Pressure-to-depth conversion models for metamorphic rocks: derivation
and applications
Abstract
Pressure-to-depth conversion is a crucial step towards geodynamic
reconstruction but remains strongly debated. Here, we derive
pressure-to-depth conversion models using either one or two pressure
data points in conjunction. In the two-point method, we assume that both
peak and retrograde pressure are recorded at the same depth. This method
reduces the depth estimate uncertainty dramatically. We apply the
proposed pressure-to-depth conversions to a large set of $P$ data from
(ultra)high-pressure metamorphic rocks. We explore different cases to
explain the transition from peak to retrograde pressure by varying the
direction and magnitude of stress components. Our results show that (1)
even small deviatoric stresses have a significant impact on depth
estimates, (2) the second principal stress component
$\sigma_2$ plays an essential role, (3) several models
can explain the $P$ evolution of the data but lead to different depth
estimates, and (4) strain data offer a means to falsify two-point
models. The most commonly used pressure-to-depth conversion method uses
one pressure point and the assumption that pressure is lithostatic.

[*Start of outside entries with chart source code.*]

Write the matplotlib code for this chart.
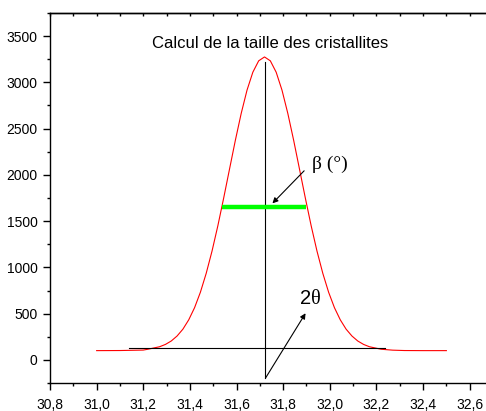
"""FWHM sketch of one diffraction peak: beta (half-height width) and 2-theta."""

import matplotlib
matplotlib.use("Agg")
import matplotlib.pyplot as plt          # noqa: E402
from matplotlib.ticker import MultipleLocator, FuncFormatter   # noqa: E402


# peak profile (2theta in degrees, intensity in counts)
two_theta = [31.00, 31.10, 31.20, 31.22, 31.27, 31.295, 31.32, 31.345, 31.37,
             31.395, 31.42, 31.445, 31.47, 31.495, 31.52, 31.545, 31.57,
             31.595, 31.62, 31.645, 31.67, 31.695, 31.72, 31.745, 31.77,
             31.795, 31.82, 31.845, 31.87, 31.895, 31.92, 31.945, 31.97,
             31.995, 32.02, 32.045, 32.07, 32.095, 32.12, 32.145, 32.17,
             32.22, 32.27, 32.32, 32.40, 32.50]
intensity = [100, 101, 106, 115, 142, 167, 204, 258, 332, 433, 564, 731, 936,
             1177, 1451, 1751, 2063, 2374, 2664, 2916, 3110, 3233, 3275, 3233,
             3110, 2916, 2664, 2374, 2063, 1751, 1451, 1177, 936, 731, 564,
             433, 332, 258, 204, 167, 142, 115, 105, 101, 100, 100]

# construction lines
peak_pos = 31.72
peak_top = 3220
base_level = 126
base_from, base_to = 31.14, 32.235
half_level = 1650
half_from, half_to = 31.537, 31.897
drop_bottom = -198

beta_tail, beta_head = (31.890, 2044), (31.754, 1692)
theta_tail, theta_head = (31.724, -198), (31.896, 504)

SANS = ["Liberation Sans", "DejaVu Sans"]
SERIF = ["Liberation Serif", "DejaVu Serif"]

plt.rcParams["font.family"] = SANS

fig = plt.figure(figsize=(4.86, 4.11), dpi=100)
ax = fig.add_axes([50 / 486, 28 / 411, 443 / 486, 370 / 411])

ax.plot(two_theta, intensity, color="red", lw=0.8)
ax.plot([base_from, base_to], [base_level, base_level], color="black", lw=0.8)
ax.plot([peak_pos, peak_pos], [drop_bottom, peak_top], color="black", lw=0.8)
ax.plot([half_from, half_to], [half_level, half_level], color="#00ff00",
        lw=3.2, solid_capstyle="butt")

arrow = dict(arrowstyle="-|>", color="black", lw=0.8, mutation_scale=8,
             shrinkA=0, shrinkB=0)
ax.annotate("", xy=beta_head, xytext=beta_tail, arrowprops=arrow)
ax.annotate("", xy=theta_head, xytext=theta_tail, arrowprops=arrow)

ax.text(32.0, 2117, "\u03b2 (\u00b0)", family=SERIF, fontsize=14,
        ha="center", va="center")
ax.text(31.919, 660, "2", family=SANS, fontsize=14.5, ha="right",
        va="center")
ax.text(31.921, 652, "\u03b8", family=SERIF, fontsize=14.5, ha="left",
        va="center")
ax.text(31.743, 3420, "Calcul de la taille des cristallites", fontsize=12,
        ha="center", va="center")

ax.set_xlim(30.8, 32.7)
ax.set_ylim(-250, 3750)

ax.xaxis.set_major_locator(MultipleLocator(0.2))
ax.xaxis.set_minor_locator(MultipleLocator(0.1))
ax.yaxis.set_major_locator(MultipleLocator(500))
ax.yaxis.set_minor_locator(MultipleLocator(250))
ax.xaxis.set_major_formatter(FuncFormatter(
    lambda v, _: ("%.1f" % v).replace(".", ",")))
ax.yaxis.set_major_formatter(FuncFormatter(lambda v, _: "%d" % v))

ax.spines["right"].set_visible(False)
for s in ("left", "bottom", "top"):
    ax.spines[s].set_linewidth(1.0)

ax.tick_params(axis="both", which="major", direction="out", length=5,
               width=1.0, labelsize=10, colors="black", pad=4)
ax.tick_params(axis="x", which="major", pad=6)
ax.tick_params(axis="both", which="minor", direction="out", length=2.5,
               width=1.0)

# top axis: inward ticks every 0.1, no labels
top = ax.secondary_xaxis("top")
top.xaxis.set_major_locator(MultipleLocator(0.1))
top.tick_params(direction="in", length=2.5, width=1.0, labeltop=False)
top.spines["top"].set_linewidth(1.0)

fig.savefig("out.png", dpi=100)
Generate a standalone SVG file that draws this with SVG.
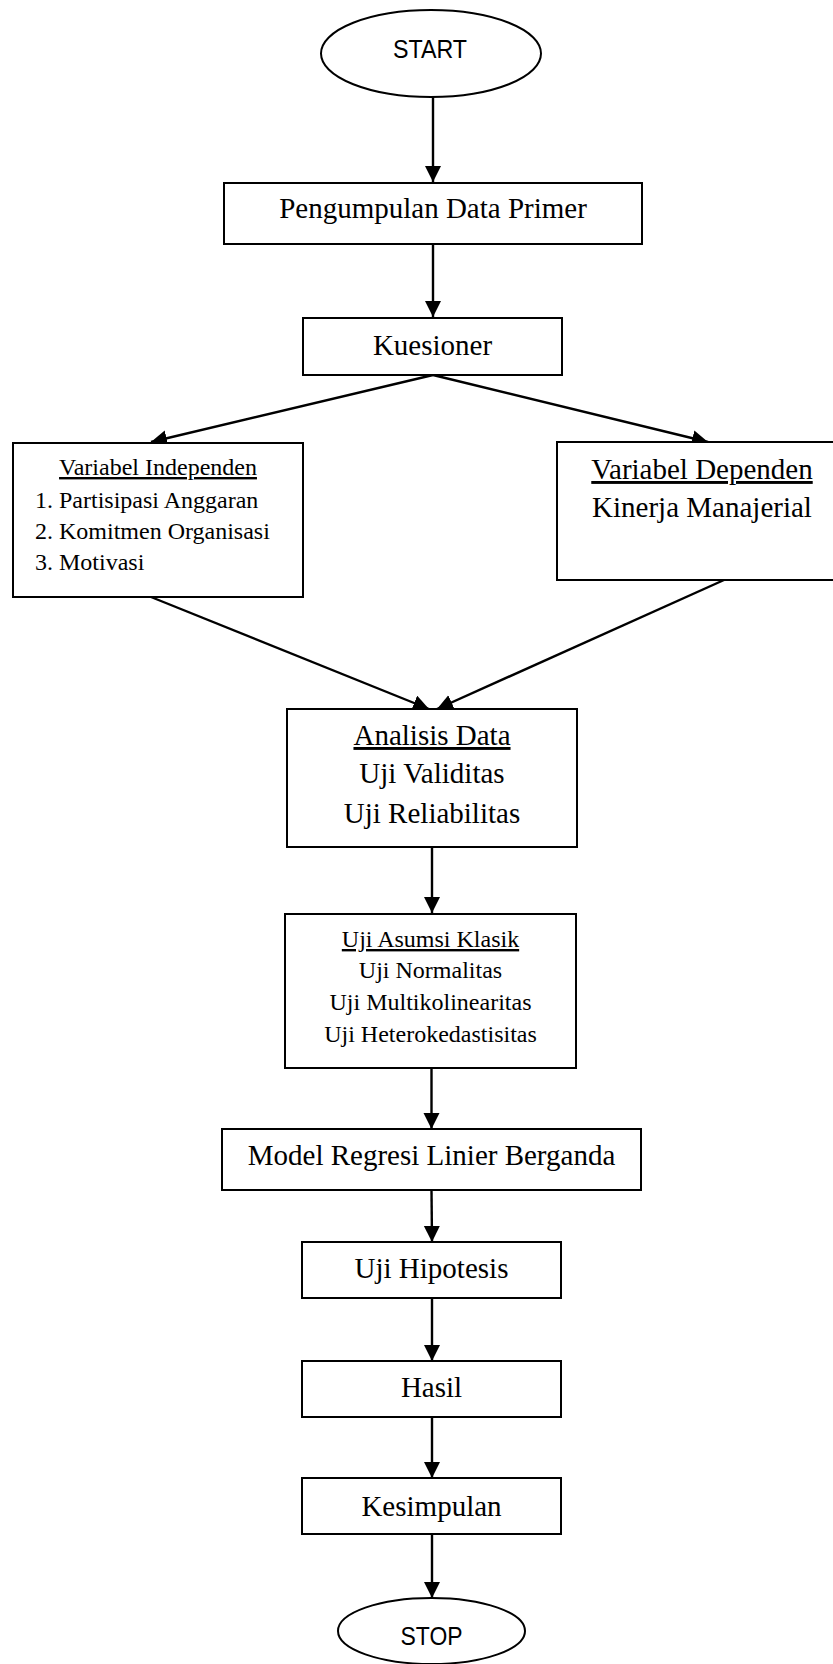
<svg xmlns="http://www.w3.org/2000/svg" width="833" height="1664" viewBox="0 0 833 1664">
<style>
.box{fill:#fff;stroke:#000;stroke-width:2}
.t{font-family:"Liberation Serif","Times New Roman",serif;font-size:29px;fill:#000;text-anchor:middle}
.s{font-family:"Liberation Serif","Times New Roman",serif;font-size:24px;fill:#000}
.m{text-anchor:middle}
.u{text-decoration:underline}
.sans{font-family:"Liberation Sans",Arial,sans-serif;font-size:26px;fill:#000;text-anchor:middle}
.c{stroke:#000;stroke-width:2.4;fill:none}
</style>
<defs>
<marker id="ah" markerUnits="userSpaceOnUse" markerWidth="20" markerHeight="20" viewBox="0 0 20 20" refX="16" refY="8" orient="auto">
<path d="M0,0 L16,8 L0,16 Z" fill="#000"/>
</marker>
</defs>
<rect width="833" height="1664" fill="#fff"/>
<g id="connectors">
<line class="c" x1="433" y1="97" x2="433" y2="182" marker-end="url(#ah)"/>
<line class="c" x1="433" y1="244" x2="433" y2="317" marker-end="url(#ah)"/>
<line class="c" x1="433" y1="375" x2="151" y2="442" marker-end="url(#ah)"/>
<line class="c" x1="433" y1="375" x2="708" y2="442" marker-end="url(#ah)"/>
<line class="c" x1="151" y1="597" x2="429" y2="709" marker-end="url(#ah)"/>
<line class="c" x1="724" y1="580" x2="437" y2="709" marker-end="url(#ah)"/>
<line class="c" x1="432" y1="847" x2="432" y2="913" marker-end="url(#ah)"/>
<line class="c" x1="431.5" y1="1068" x2="431.5" y2="1129" marker-end="url(#ah)"/>
<line class="c" x1="431.5" y1="1190" x2="432" y2="1242" marker-end="url(#ah)"/>
<line class="c" x1="432" y1="1298" x2="432" y2="1361" marker-end="url(#ah)"/>
<line class="c" x1="432" y1="1417" x2="432" y2="1478" marker-end="url(#ah)"/>
<line class="c" x1="432" y1="1534" x2="432" y2="1598" marker-end="url(#ah)"/>
</g>
<g id="start">
<ellipse class="box" cx="431" cy="53.5" rx="110" ry="43.5"/>
<text class="sans" x="430" y="58" textLength="74" lengthAdjust="spacingAndGlyphs">START</text>
</g>
<g id="pengumpulan">
<rect class="box" x="224" y="183" width="418" height="61"/>
<text class="t" x="433" y="218">Pengumpulan Data Primer</text>
</g>
<g id="kuesioner">
<rect class="box" x="303" y="318" width="259" height="57"/>
<text class="t" x="432.5" y="355">Kuesioner</text>
</g>
<g id="independen">
<rect class="box" x="13" y="443" width="290" height="154"/>
<text class="s m u" x="158" y="475">Variabel Independen</text>
<text class="s" x="35" y="508">1. Partisipasi Anggaran</text>
<text class="s" x="35" y="539">2. Komitmen Organisasi</text>
<text class="s" x="35" y="570">3. Motivasi</text>
</g>
<g id="dependen">
<rect class="box" x="557" y="442" width="300" height="138"/>
<text class="t u" x="702" y="479">Variabel Dependen</text>
<text class="t" x="702" y="517">Kinerja Manajerial</text>
</g>
<g id="analisis">
<rect class="box" x="287" y="709" width="290" height="138"/>
<text class="t u" x="432" y="745">Analisis Data</text>
<text class="t" x="432" y="783">Uji Validitas</text>
<text class="t" x="432" y="823">Uji Reliabilitas</text>
</g>
<g id="asumsi">
<rect class="box" x="285" y="914" width="291" height="154"/>
<text class="s m u" x="430.5" y="947">Uji Asumsi Klasik</text>
<text class="s m" x="430.5" y="978">Uji Normalitas</text>
<text class="s m" x="430.5" y="1010">Uji Multikolinearitas</text>
<text class="s m" x="430.5" y="1042">Uji Heterokedastisitas</text>
</g>
<g id="regresi">
<rect class="box" x="222" y="1129" width="419" height="61"/>
<text class="t" x="431.5" y="1165">Model Regresi Linier Berganda</text>
</g>
<g id="hipotesis">
<rect class="box" x="302" y="1242" width="259" height="56"/>
<text class="t" x="431.5" y="1278">Uji Hipotesis</text>
</g>
<g id="hasil">
<rect class="box" x="302" y="1361" width="259" height="56"/>
<text class="t" x="431.5" y="1397">Hasil</text>
</g>
<g id="kesimpulan">
<rect class="box" x="302" y="1478" width="259" height="56"/>
<text class="t" x="431.5" y="1516">Kesimpulan</text>
</g>
<g id="stop">
<ellipse class="box" cx="431.5" cy="1631" rx="93.5" ry="33"/>
<text class="sans" x="431.5" y="1645" textLength="62" lengthAdjust="spacingAndGlyphs">STOP</text>
</g>
</svg>
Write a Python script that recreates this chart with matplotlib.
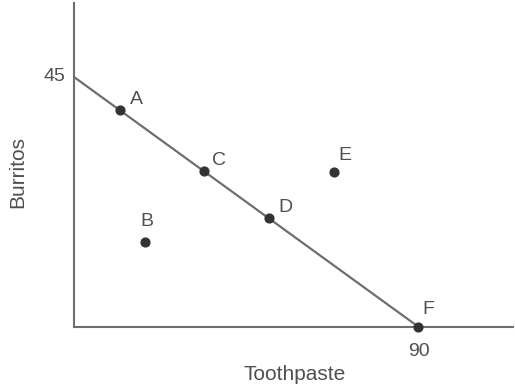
import matplotlib
matplotlib.use("Agg")
import matplotlib.pyplot as plt

# Budget line: 45 burritos or 90 toothpaste
budget_x = [0, 90]
budget_y = [45, 0]

# Labelled bundles
point_names = ["A", "B", "C", "D", "E", "F"]
toothpaste = [12, 18.5, 34, 51, 68, 90]
burritos = [39, 15.2, 28, 19.5, 27.8, 0]
# label offsets in pixels
label_dx = [17, 2, 15, 17, 11, 10]
label_dy = [11, 21, 11, 11, 17, 17]

tick_x_val = 90
tick_y_val = 45

W, H = 515, 387
fig = plt.figure(figsize=(W / 100, H / 100), dpi=100)
left, right, bottom, top = 74, 513, 326.5, 3
ax = fig.add_axes([left / W, (H - bottom) / H, (right - left) / W, (bottom - top) / H])

xmax = 90 * (right - left) / (418 - left)
ymax = 45 * (bottom - top) / (bottom - 77)
ax.set_xlim(0, xmax)
ax.set_ylim(0, ymax)

axis_col = "#6e6e6e"
text_col = "#505050"
for s in ["top", "right"]:
    ax.spines[s].set_visible(False)
for s in ["left", "bottom"]:
    ax.spines[s].set_color(axis_col)
    ax.spines[s].set_linewidth(1.5)
ax.set_xticks([])
ax.set_yticks([])

ax.plot(budget_x, budget_y, color=axis_col, lw=1.6, solid_capstyle="butt", clip_on=False)
ax.scatter(toothpaste, burritos, s=40, color="#333333", zorder=3, clip_on=False)

font = dict(family=["Liberation Sans", "DejaVu Sans"], color=text_col, fontsize=14)
for n, x, y, dx, dy in zip(point_names, toothpaste, burritos, label_dx, label_dy):
    ax.annotate(n, (x, y), xytext=(dx, dy), textcoords="offset pixels",
                ha="center", va="center", **font)

ax.annotate(str(tick_y_val), (0, tick_y_val), xytext=(-20, 0), textcoords="offset pixels",
            ha="center", va="center", annotation_clip=False, **font)
ax.annotate(str(tick_x_val), (tick_x_val, 0), xytext=(1, -25), textcoords="offset pixels",
            ha="center", va="center", annotation_clip=False, **font)

label_font = dict(font, fontsize=15)
fig.text(295 / W, 1 - 375 / H, "Toothpaste", ha="center", va="center", **label_font)
fig.text(18 / W, 1 - 172 / H, "Burritos", ha="center", va="center", rotation=90, **label_font)

fig.savefig("out.png", dpi=100, facecolor="white")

Then, the transition from peak to retrograde pressure is interpreted as
the result of deep subduction ($>100$ km), followed by
fast exhumation to mid-crustal depth. We show that alternative models
where a change in the stress state at a constant depth triggers the
pressure transition explain the data equally well. The predicted depth
is then shallower than the crustal root Moho ($<75$ km) for
all data points.